Where depth can be found is through Montgomery’s own fanbase. Although there was a lack of press pickup for “Black Fins”, fans immediately took to the song — so much so that the comment section was full of listeners declaring what it meant to them. In San Francisco, fans lifted paper fish while Montgomery played the song. With that aforementioned hindsight, a question is posed: is it comforting to know that there are people out there listening even if the press aren’t picking it up? “I'm not at all new to the slow receiving of content by my fans — case in point: my whole career,” he replies. “The fan project was really amazing. Now there are other fan projects happening in places like Germany and Paris. I am beginning to really see this local ecosystem of fandom happen. That’s refreshing and a development for sure. The fish thing was tremendously special when it happened and continues to be for sure.”

Nici Eberl 20240410 Ricky Montgomery TLBF 8

After the press incident (or lack thereof), Montgomery declared that his goal for 2024 would be to shout out other artists. “Kid Sistr is a band I’m letting use my studio right now which I like to do because I’m out of town all the time and someone should use it,” he says. “The first thing that came to mind was this lo-fi dubstep song a friend sent me.
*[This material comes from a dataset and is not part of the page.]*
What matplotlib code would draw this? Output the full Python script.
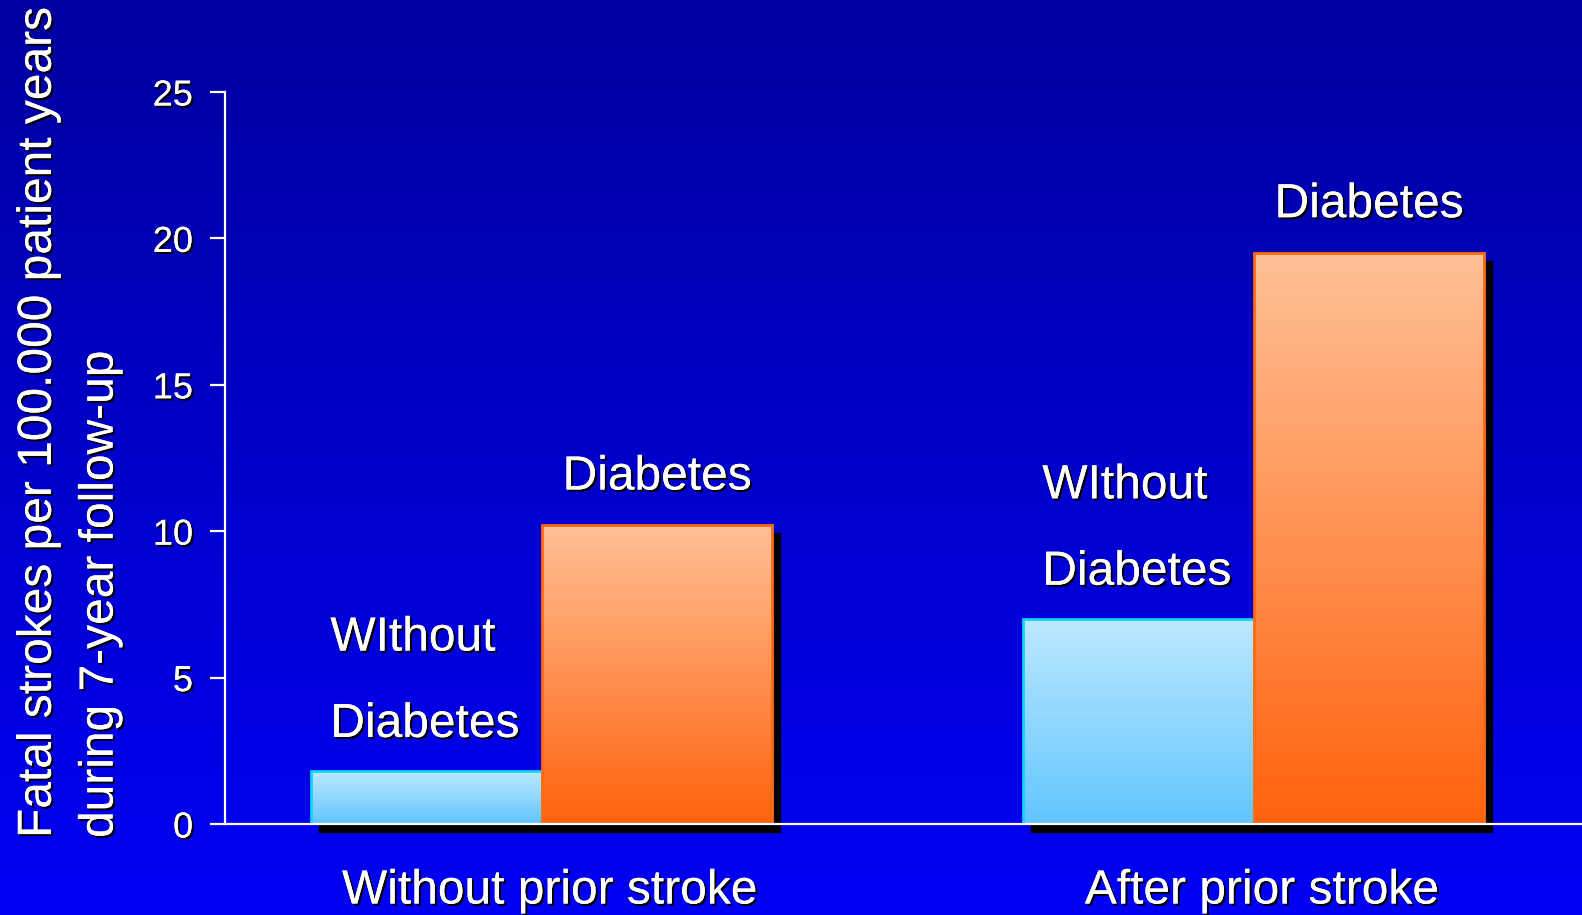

It’s the latest thing I’ve heard that sounds like a new thing. I don't know if it’s because I'm getting older or what but I'm having a harder time finding new music. [That song] is really refreshing for me. I know a lot of artists now more than ever, but I almost never hear anything where I'm like, ‘Oh, I've never heard that before.’”

After a solid three-month block of touring, Montgomery is happy to have a bit of fresh air ahead of his tour dates in the fall, and is already working on his third studio album. As our chat comes to a close, I ask him what iteration of his name could he use for his next album. Laughing, he says, “We’ll see if I continue. I’ve been saying it's gonna be a trilogy but now I can’t decide if I will or not. You’ll just have to wait and see.”